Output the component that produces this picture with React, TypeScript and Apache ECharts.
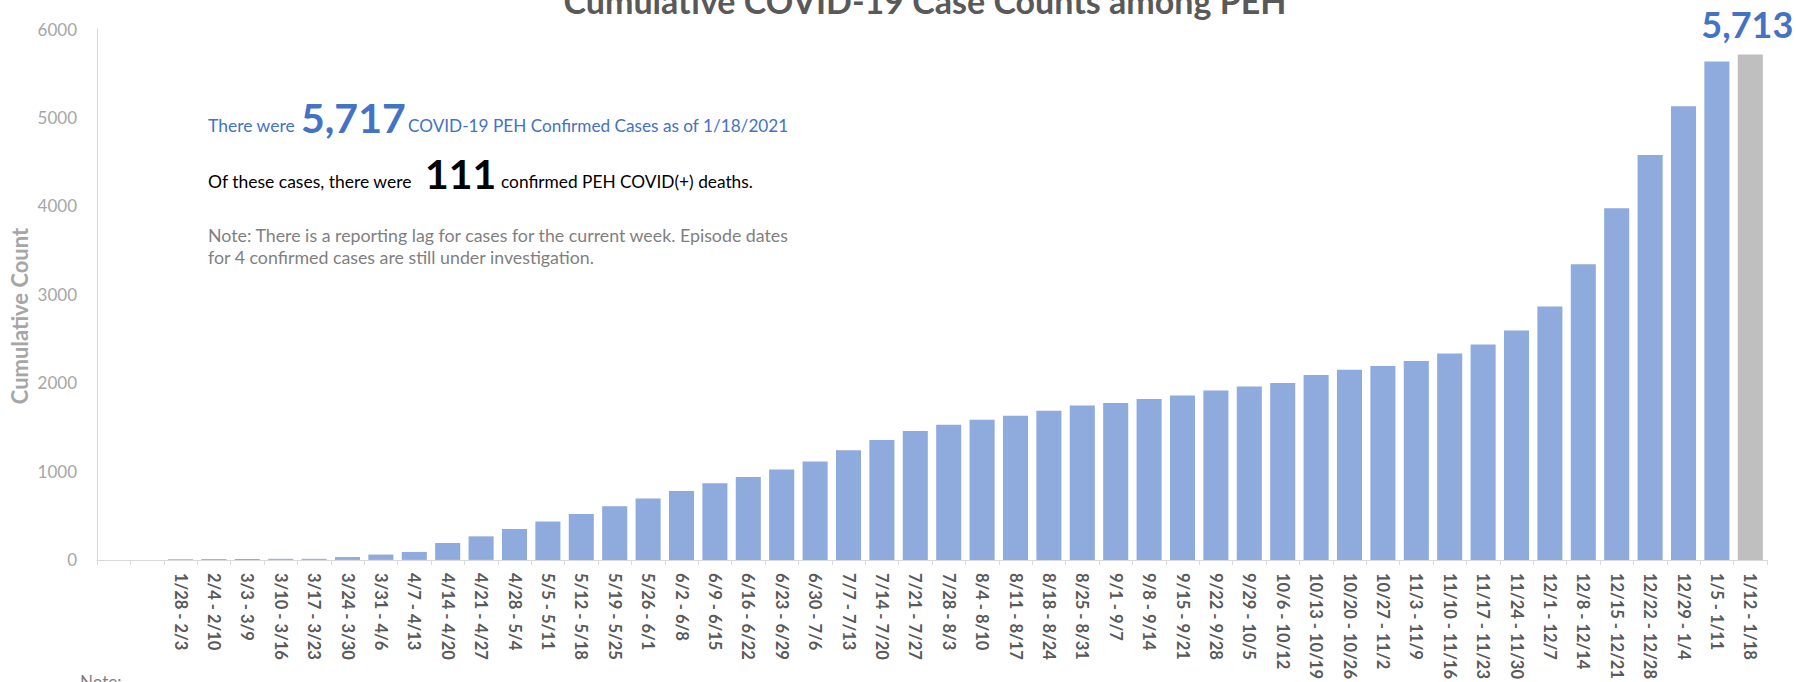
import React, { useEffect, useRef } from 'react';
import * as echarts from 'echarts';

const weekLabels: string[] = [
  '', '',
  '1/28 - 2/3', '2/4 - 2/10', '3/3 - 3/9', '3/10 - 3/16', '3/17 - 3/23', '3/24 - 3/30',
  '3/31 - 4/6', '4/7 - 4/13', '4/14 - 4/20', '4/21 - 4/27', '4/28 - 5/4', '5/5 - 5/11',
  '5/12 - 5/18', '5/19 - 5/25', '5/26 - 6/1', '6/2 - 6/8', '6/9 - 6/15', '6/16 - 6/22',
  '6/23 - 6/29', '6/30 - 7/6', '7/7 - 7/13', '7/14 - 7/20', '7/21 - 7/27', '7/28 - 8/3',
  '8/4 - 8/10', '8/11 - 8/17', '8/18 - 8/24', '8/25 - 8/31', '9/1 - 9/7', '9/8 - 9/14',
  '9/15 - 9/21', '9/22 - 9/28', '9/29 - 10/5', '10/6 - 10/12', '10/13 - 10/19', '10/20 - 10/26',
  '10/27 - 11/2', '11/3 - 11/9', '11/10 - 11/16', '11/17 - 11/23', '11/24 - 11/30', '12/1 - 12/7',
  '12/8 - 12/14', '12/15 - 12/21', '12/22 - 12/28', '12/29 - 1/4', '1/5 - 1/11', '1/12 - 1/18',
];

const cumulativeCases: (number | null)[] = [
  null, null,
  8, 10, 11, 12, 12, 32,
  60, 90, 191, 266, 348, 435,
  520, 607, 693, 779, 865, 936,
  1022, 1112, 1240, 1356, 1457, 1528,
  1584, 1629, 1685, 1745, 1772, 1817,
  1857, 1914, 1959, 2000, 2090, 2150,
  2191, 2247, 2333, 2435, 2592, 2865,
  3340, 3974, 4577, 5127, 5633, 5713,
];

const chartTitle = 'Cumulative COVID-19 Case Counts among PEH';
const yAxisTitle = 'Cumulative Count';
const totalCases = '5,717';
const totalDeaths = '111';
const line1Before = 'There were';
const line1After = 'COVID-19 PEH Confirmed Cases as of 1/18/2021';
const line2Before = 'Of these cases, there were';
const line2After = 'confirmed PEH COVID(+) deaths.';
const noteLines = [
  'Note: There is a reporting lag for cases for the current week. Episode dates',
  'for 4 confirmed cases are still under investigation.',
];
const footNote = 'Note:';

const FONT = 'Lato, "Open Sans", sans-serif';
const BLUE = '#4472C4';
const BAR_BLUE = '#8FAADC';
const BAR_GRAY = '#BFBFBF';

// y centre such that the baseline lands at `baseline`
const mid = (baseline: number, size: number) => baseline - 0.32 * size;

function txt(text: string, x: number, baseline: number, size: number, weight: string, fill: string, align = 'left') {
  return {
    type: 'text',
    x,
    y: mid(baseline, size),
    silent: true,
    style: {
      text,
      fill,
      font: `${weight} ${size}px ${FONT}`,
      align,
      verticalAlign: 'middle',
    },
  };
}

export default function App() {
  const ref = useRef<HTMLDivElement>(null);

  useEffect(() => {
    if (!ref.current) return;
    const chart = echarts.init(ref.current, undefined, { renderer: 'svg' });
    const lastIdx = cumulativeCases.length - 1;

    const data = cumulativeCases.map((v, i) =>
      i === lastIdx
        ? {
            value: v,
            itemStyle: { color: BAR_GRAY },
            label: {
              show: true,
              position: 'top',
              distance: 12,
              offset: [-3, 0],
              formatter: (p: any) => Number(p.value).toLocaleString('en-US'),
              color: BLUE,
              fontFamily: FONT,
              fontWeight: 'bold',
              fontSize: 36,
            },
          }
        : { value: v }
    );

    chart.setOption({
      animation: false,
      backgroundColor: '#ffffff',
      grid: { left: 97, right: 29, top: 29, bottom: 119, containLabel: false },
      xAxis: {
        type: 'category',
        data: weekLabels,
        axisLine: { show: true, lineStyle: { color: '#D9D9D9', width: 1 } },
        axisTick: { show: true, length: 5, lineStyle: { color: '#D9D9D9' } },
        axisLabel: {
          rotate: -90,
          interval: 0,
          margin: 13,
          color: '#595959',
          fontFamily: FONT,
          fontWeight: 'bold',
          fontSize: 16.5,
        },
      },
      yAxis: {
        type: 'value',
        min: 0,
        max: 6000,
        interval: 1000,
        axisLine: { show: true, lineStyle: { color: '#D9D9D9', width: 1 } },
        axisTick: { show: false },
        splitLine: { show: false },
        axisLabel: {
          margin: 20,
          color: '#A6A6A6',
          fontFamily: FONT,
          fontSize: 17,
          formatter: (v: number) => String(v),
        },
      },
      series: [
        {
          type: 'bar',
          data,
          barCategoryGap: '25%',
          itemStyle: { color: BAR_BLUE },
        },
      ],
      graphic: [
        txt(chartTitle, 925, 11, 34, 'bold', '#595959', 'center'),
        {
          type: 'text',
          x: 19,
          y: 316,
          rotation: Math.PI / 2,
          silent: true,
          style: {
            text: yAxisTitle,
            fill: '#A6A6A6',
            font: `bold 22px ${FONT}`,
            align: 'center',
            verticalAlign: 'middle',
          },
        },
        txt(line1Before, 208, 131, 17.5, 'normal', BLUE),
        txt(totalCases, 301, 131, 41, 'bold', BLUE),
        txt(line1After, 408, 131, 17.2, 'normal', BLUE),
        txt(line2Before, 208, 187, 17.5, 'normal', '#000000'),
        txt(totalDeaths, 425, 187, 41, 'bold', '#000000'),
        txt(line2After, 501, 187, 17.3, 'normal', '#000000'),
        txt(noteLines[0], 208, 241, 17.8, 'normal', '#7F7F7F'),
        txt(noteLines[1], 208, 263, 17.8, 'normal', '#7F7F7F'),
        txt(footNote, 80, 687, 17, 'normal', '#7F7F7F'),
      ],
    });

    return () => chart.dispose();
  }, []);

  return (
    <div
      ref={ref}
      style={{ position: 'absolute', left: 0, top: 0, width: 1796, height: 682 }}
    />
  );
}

■ **WHAT THIS TASK INVOLVES**: From the first line of the material down to the line containing "import * as echarts from 'echarts';", inclusive, return each line exactly, skipping any picture.

■ **FINAL RESULT**:
Output the component that produces this picture with React, TypeScript and Apache ECharts.
import React, { useEffect, useRef } from 'react';
import * as echarts from 'echarts';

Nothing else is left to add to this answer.